The quantity of story is significant enough that themes can be wrung from anywhere in the text. For every example, unfortunately, there remains a counter example that throws the whole off-balance. Quotes from Shakespeare, Keats and others are offset by such lines from Orphu the moravec as: “I don’t have enough programming knowledge to hack into my sister’s diary… if I had a sister or if she had a diary.” That Simmons has not sharpened his style and continues to write lazy and tired text, doesn’t help.
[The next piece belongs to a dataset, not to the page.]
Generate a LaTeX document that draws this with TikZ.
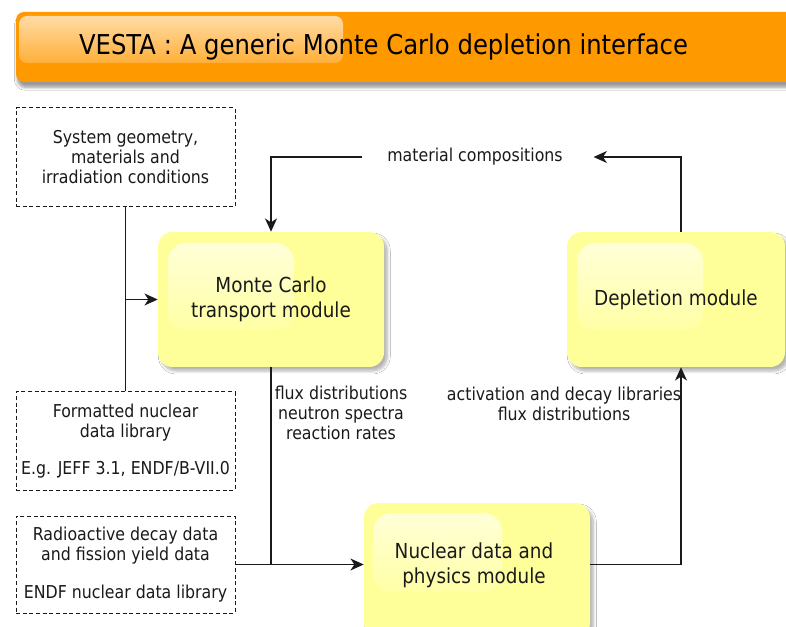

For example the following description of Tartarus: “…Titans crashing and bellowing through the gloom, and a sky filled with orange-limned clouds, wild lightning, and other electrical displays.” And another line reads: “…columns of water shooting up like Corinthian columns”. There is in fact one moment where a couple of sonnets are quoted, followed two pages later with the description of an Olympian god breaking wind. The poetry and classicism simply don’t fit the fluffy narrative. (And the “adult” Snow White scenario wherein a man must have sex with a woman to wake her from a long sleep is just plain sensationalism.)
Suffice to say, Olympos, like Ilium, is undecided stylistically. It never settles itself into a groove: is it mainstream fiction or a cunning usage of the classics in a sci-fi setting? This lack of focus hurts the duology. Virgil, Seneca, Tennyson and others were never intended to have their ideas roasted over a fire of cheesy humor, cartoonish action sequences, and pop culture references (James Mason, The Godfather, The Wizard of Oz, Star Trek, and J. Edgar Hoover are just some used this time around). Hyperion utilized Keats’ poetry but never stooped so low as Krang brains (a la Teenage Mutant Ninja Turtles), mindless-droid wars, or under-handed cuts at Muslim fundamentalism (but perhaps now I need a re-read?)
In the end, Olympos is a clever conclusion to the Ilium/Olympos duology from a plot and spectacle standpoint. But overall it is a story which prevents itself from being taken seriously by the mainstream tropes and the superficial rather than at-depth usage of classic literature. When asked whether it was necessary to have read The Iliad, The Tempest, etc. to appreciate Ilium/Olympos, Simmons answered an emphatic ‘No.’ in an interview, and it’s the truth. A vehicle for a wild milieu of sci-fi tropes and motifs, the books are light entertainment that can be fully appreciated for the scope of its space opera qualities, but lack substance beyond. The overall Zelazny-esque feel to the story remains, while likewise the homages continue—Jack Vance (the eiffelbahn) and Alfred Bester (freefaxing) among them. Bottom line: those who loved Ilium will find little wrong with Olympos, while those on the fence about the former will at least find Simmons consistent in his shortcomings.